Crispin Blunt faced a grilling from both sides of the house for defending Imran Khan (Picture: Getty Images/PA)
Former justice minister Crispin Blunt has quit an LGBT+ parliamentary group after defending a Tory colleague who sexually abused a teenage boy.
Blunt faced furious backlash over a statement on his website yesterday saying he was ‘appalled and distraught’ at the ‘dreadful miscarriage of justice’ suffered by Imran Ahmad Khan.
The Wakefield MP he was defending forced a 15-year-old boy to drink gin and tonic before dragging him upstairs in January 2008.
Khan then pushed the child onto a bed and asked him to watch pornography before touching his legs and groin, jurors at Southwark Crown Court heard.
He was thrown out of the Tory Party after being found guilty of sexual assault on Monday. Still, Blunt leapt to his defence, and faced pressure from the Conservative hierarchy to withdraw his statement.
Shortly before the Reigate MP deleted his statement on Tuesday, a senior Tory source said his views were ‘wholly unacceptable’, adding: ‘We expect the statement to be retracted first thing this morning.’
This statement was taken off Blunt’s website with no explanation (Picture: PA)

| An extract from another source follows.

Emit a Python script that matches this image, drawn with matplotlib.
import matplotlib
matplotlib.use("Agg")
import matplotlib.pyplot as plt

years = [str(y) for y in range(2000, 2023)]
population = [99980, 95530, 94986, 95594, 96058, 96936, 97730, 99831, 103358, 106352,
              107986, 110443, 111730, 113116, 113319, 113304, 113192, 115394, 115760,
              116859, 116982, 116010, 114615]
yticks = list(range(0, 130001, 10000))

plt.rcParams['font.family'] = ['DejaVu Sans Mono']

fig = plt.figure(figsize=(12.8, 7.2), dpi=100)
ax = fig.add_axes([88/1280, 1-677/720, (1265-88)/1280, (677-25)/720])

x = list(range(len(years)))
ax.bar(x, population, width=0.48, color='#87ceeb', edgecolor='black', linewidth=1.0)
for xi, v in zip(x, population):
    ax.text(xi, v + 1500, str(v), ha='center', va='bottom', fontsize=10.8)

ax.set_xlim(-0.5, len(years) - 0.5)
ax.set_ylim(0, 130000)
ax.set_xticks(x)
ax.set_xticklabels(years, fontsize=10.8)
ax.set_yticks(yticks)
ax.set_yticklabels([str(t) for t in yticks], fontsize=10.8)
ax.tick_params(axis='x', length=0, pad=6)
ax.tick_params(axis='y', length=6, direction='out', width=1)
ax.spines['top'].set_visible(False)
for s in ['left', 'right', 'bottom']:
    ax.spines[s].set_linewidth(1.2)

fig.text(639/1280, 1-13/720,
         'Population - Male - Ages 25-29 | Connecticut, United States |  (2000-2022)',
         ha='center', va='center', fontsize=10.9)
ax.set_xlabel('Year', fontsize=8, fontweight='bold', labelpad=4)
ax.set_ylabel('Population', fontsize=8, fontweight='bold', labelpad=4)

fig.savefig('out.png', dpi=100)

Initially Blunt offered no explanation for his retraction, but as he continued to face criticism from all sides of the house, he issued an apology this morning.
In a statement, he said: ‘On reflection I have decided to retract my statement defending Imran Ahmad Khan.

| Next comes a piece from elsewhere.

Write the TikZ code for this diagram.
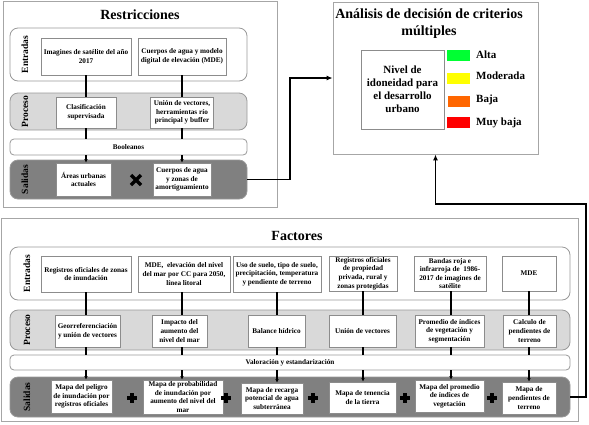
\documentclass[tikz,border=0pt]{standalone}
\usepackage{fontspec}
\setmainfont{Liberation Serif}
\usetikzlibrary{arrows.meta}
\begin{document}
\begin{tikzpicture}[x=1pt,y=-1pt,
  every node/.style={font=\bfseries},
  sm/.style={font=\fontsize{7.2}{8.6}\selectfont\bfseries, align=center},
  outerbox/.style={draw=black!35, line width=0.8pt, inner sep=0},
  band/.style={draw=black!40, line width=0.8pt, rounded corners=8pt, inner sep=0},
  entb/.style={band, fill=white},
  procb/.style={band, fill=black!15},
  salb/.style={band, fill=black!50},
  midb/.style={band, rounded corners=4pt, fill=white, sm},
  inbox/.style={draw=black!45, fill=white, line width=0.8pt, inner sep=1pt, sm},
  lab/.style={rotate=90, font=\fontsize{9.5}{11}\selectfont\bfseries},
  ttl/.style={font=\fontsize{14}{17}\selectfont\bfseries, align=center},
  mid/.style={font=\fontsize{11}{13}\selectfont\bfseries, align=center},
  swatch/.style={minimum width=23, minimum height=11, inner sep=0},
  link/.style={line width=1.2pt},
  arr/.style={line width=1.2pt, -{Latex[length=3.5pt,width=3.5pt]}},
  bigarr/.style={line width=1.5pt, -{Latex[length=6pt,width=5pt]}},
  sym/.style={line width=3.3pt},
]
\useasboundingbox (0,0) rectangle (589,424);

% ---------------- Restricciones ----------------
\node[outerbox, minimum width=274, minimum height=206] (R) at (140,104) {};
\node[ttl] (Rt) at (140,15) {Restricciones};
\node[entb, minimum width=237, minimum height=53] (REnt) at (128.5,54.5) {};
\node[procb, minimum width=237, minimum height=37] (RPro) at (128.5,111.5) {};
\node[midb, minimum width=237, minimum height=16] (RBool) at (128.5,147) {Booleanos};
\node[salb, minimum width=237, minimum height=39] (RSal) at (128.5,179.5) {};
\node[lab] (RlE) at (25,54.5) {Entradas};
\node[lab] (RlP) at (25,111.5) {Proceso};
\node[lab] (RlS) at (25,179.5) {Salidas};

\node[inbox, minimum width=90, minimum height=37] (RE1) at (86,56.5) {Imagines de satélite del año\\2017};
\node[inbox, minimum width=88, minimum height=37] (RE2) at (182,56.5) {Cuerpos de agua y modelo\\digital de elevación (MDE)};
\node[inbox, minimum width=60, minimum height=31] (RP1) at (86,112.5) {Clasificación\\supervisada};
\node[inbox, minimum width=63, minimum height=31] (RP2) at (182,112.5) {Unión de vectores,\\herramientas río\\principal y buffer};
\node[inbox, minimum width=55, minimum height=33] (RS1) at (83.5,179.5) {Áreas urbanas\\actuales};
\node[inbox, minimum width=58, minimum height=33] (RS2) at (182,179.5) {Cuerpos de agua\\y zonas de\\amortiguamiento};

\foreach \a/\b/\c in {RE1/RP1/RS1, RE2/RP2/RS2} {
  \draw[link] (\a.south) -- (\b.north);
  \draw[link] (\b.south) -- (\b.south |- RBool.north);
  \draw[arr] (\b.south |- RBool.south) -- (\b.south |- \c.north);
}
\draw[sym] (131,175) -- (141,185) (131,185) -- (141,175);

% ---------------- ADCM ----------------
\node[outerbox, minimum width=205, minimum height=152] (A) at (435.5,78) {};
\node[ttl] (At) at (429,23.5) {Análisis de decisión de criterios\\múltiples};
\node[draw=black!45, line width=0.8pt, mid, minimum width=83, minimum height=79, inner sep=0] (N) at (402.5,89.5) {Nivel de\\idoneidad para\\el desarrollo\\urbano};
\node[swatch, fill={rgb,255:red,0;green,255;blue,51}] (g) at (458.5,55.5) {};
\node[swatch, fill={rgb,255:red,255;green,255;blue,0}] (y) at (458.5,78) {};
\node[swatch, fill={rgb,255:red,255;green,102;blue,0}, minimum width=22] (o) at (459,101) {};
\node[swatch, fill={rgb,255:red,255;green,0;blue,0}] (r) at (458.5,122.5) {};
\node[mid, anchor=west, inner sep=0] (ga) at (476,55) {Alta};
\node[mid, anchor=west, inner sep=0] (ya) at (476,76) {Moderada};
\node[mid, anchor=west, inner sep=0] (oa) at (476,100) {Baja};
\node[mid, anchor=west, inner sep=0] (ra) at (476,123) {Muy baja};

% ---------------- Factores ----------------
\node[outerbox, minimum width=577, minimum height=203] (F) at (289.5,319.5) {};
\node[ttl] (Ft) at (297,236) {Factores};
\node[entb, minimum width=560, minimum height=53] (FEnt) at (290,273.5) {};
\node[procb, minimum width=560, minimum height=40] (FPro) at (290,330) {};
\node[midb, minimum width=560, minimum height=15] (FVal) at (290,362.5) {Valoración y estandarización};
\node[salb, minimum width=560, minimum height=40] (FSal) at (290,397) {};
\node[lab] (FlE) at (27,273.5) {Entradas};
\node[lab] (FlP) at (27,330) {Proceso};
\node[lab] (FlS) at (27,397) {Salidas};

\node[inbox, minimum width=90, minimum height=36] (FE1) at (86,274) {Registros oficiales de zonas\\de inundación};
\node[inbox, minimum width=92, minimum height=36] (FE2) at (184,274) {MDE,\ \ elevación del nivel\\del mar por CC para 2050,\\línea litoral};
\node[inbox, minimum width=88, minimum height=36] (FE3) at (277,274) {Uso de suelo, tipo de suelo,\\precipitación, temperatura\\y pendiente de terreno};
\node[inbox, minimum width=68, minimum height=35] (FE4) at (363,273.5) {Registros oficiales\\de propiedad\\privada, rural y\\zonas protegidas};
\node[inbox, minimum width=72, minimum height=35] (FE5) at (450,273.5) {Bandas roja e\\infrarroja de\ \ 1986-\\2017 de imagines de\\satélite};
\node[inbox, minimum width=54, minimum height=35] (FE6) at (529,273.5) {MDE};

\node[inbox, minimum width=65, minimum height=32] (FP1) at (87.5,331) {Georreferenciación\\y unión de vectores};
\node[inbox, minimum width=55, minimum height=32] (FP2) at (179.5,331) {Impacto del\\aumento del\\nivel del mar};
\node[inbox, minimum width=57, minimum height=32] (FP3) at (276.5,331) {Balance hídrico};
\node[inbox, minimum width=67, minimum height=32] (FP4) at (362.5,331) {Unión de vectores};
\node[inbox, minimum width=69, minimum height=32] (FP5) at (449.5,331) {Promedio de índices\\de vegetación y\\segmentación};
\node[inbox, minimum width=53, minimum height=32] (FP6) at (529.5,331) {Calculo de\\pendientes de\\terreno};

\node[inbox, minimum width=61, minimum height=33] (FS1) at (81.5,396.5) {Mapa del peligro\\de inundación por\\registros oficiales};
\node[inbox, minimum width=80, minimum height=34] (FS2) at (183,397) {Mapa de probabilidad\\de inundación por\\aumento del nivel del\\mar};
\node[inbox, minimum width=62, minimum height=31] (FS3) at (272,398.5) {Mapa de recarga\\potencial de agua\\subterránea};
\node[inbox, minimum width=67, minimum height=31] (FS4) at (362.5,397.5) {Mapa de tenencia\\de la tierra};
\node[inbox, minimum width=69, minimum height=32] (FS5) at (449.5,396) {Mapa del promedio\\de índices de\\vegetación};
\node[inbox, minimum width=54, minimum height=32] (FS6) at (529,398) {Mapa de\\pendientes de\\terreno};

\foreach \i/\x in {1/86,2/182,3/277,4/363,5/451,6/529} {
  \coordinate (c\i) at (\x,0);
  \draw[link] (c\i |- FE\i.south) -- (c\i |- FP\i.north);
  \draw[link] (c\i |- FP\i.south) -- (c\i |- FVal.north);
  \draw[arr] (c\i |- FVal.south) -- (c\i |- FS\i.north);
}
\foreach \x in {132,226,313,405,492} {
  \draw[sym] (\x-4.8,398) -- (\x+4.8,398) (\x,393.2) -- (\x,402.8);
}

% ---------------- Connectors ----------------
\coordinate (rj) at (290,100);
\draw[bigarr] (RSal.east) -- (RSal.east -| rj) -- (rj |- A.west) -- (A.west);
\coordinate (fj) at (586,204);
\draw[bigarr] (FSal.east) -- (FSal.east -| fj) -- (fj) -- (fj -| A.south) -- (A.south);
\end{tikzpicture}
\end{document}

‘I am sorry that my defence of him has been a cause of significant upset and concern not least to victims of sexual offences. It was not my intention to do this.
‘To be clear I do not condone any form of abuse and I strongly believe in the independence and integrity of the justice system.’
At a ‘particularly difficult time for LGBT+ rights across the world’, Blunt said his statement could be a distraction from the hard work of the parliamentary group he leads.
Khan was kicked out of the Conservative Party after a jury convicted him of sexual assault (Picture: PA)
He finished by saying he has offered his resignation as chair of the all-party parliamentary group on Global LGBT+ Rights.
Members of the all-party group have quit in protest over Blunt’s initial statement, including the SNP’s Stewart McDonald, who tweeted: ‘Parliament needs a respected and robust LGBT group and Crispin can no longer provide that leadership. He should stand down.’
The SNP’s Joanna Cherry tweeted that Blunt’s statement was the ‘last straw’ for her membership of the group and that she intended to resign today.
Labour Party chairwoman and shadow equalities secretary Anneliese Dodds called Blunt’s comments ‘disgraceful’.
She called on Boris Johnson and Tory chairman Oliver Dowden to ‘take action’ against the former prisons minister.
Blunt’s defence of a convicted paedophile was branded ‘disgraceful’ (Picture: AFP/Getty Images)
In a statement published on his website, Blunt, who came out as gay in 2010, said the jury’s decision in Khan’s case was ‘nothing short of an international scandal’.
The jury took about five hours to decide Khan, 48, was guilty of sexually assaulting a teenage boy, who is now 29.
Blunt, who was at Southwark Crown Court yesterday, said the case ‘relied on lazy tropes about LGBT+ people’ and argued the result had ‘dreadful wider implications’ for LGBT Muslims like Khan ‘around the world’.
The Tory MP said: ‘I sat through some of the trial. The conduct of this case relied on lazy tropes about LGBT+ people that we might have thought we had put behind us decades ago.
‘As a former justice minister, I was prepared to testify about the truly extraordinary sequence of events that has resulted in Imran being put through this nightmare start to his parliamentary career.’
The statement may be gone from Blunt’s website, but plenty of copies are making their way around social media (Picture: PA)
Sir Peter Bottomley, the father of the House of Commons, who also attended court on Monday, said the final jury verdict should be ‘respected’.
The veteran Tory MP said he chose to attend the trial ‘most days’ as ‘no one should be alone in court’.
He added: ‘It was not the verdict I anticipated. Unless overturned on appeal, the jury verdict following the summing up has to be respected.’
Khan’s legal team said he plans to appeal against the conviction.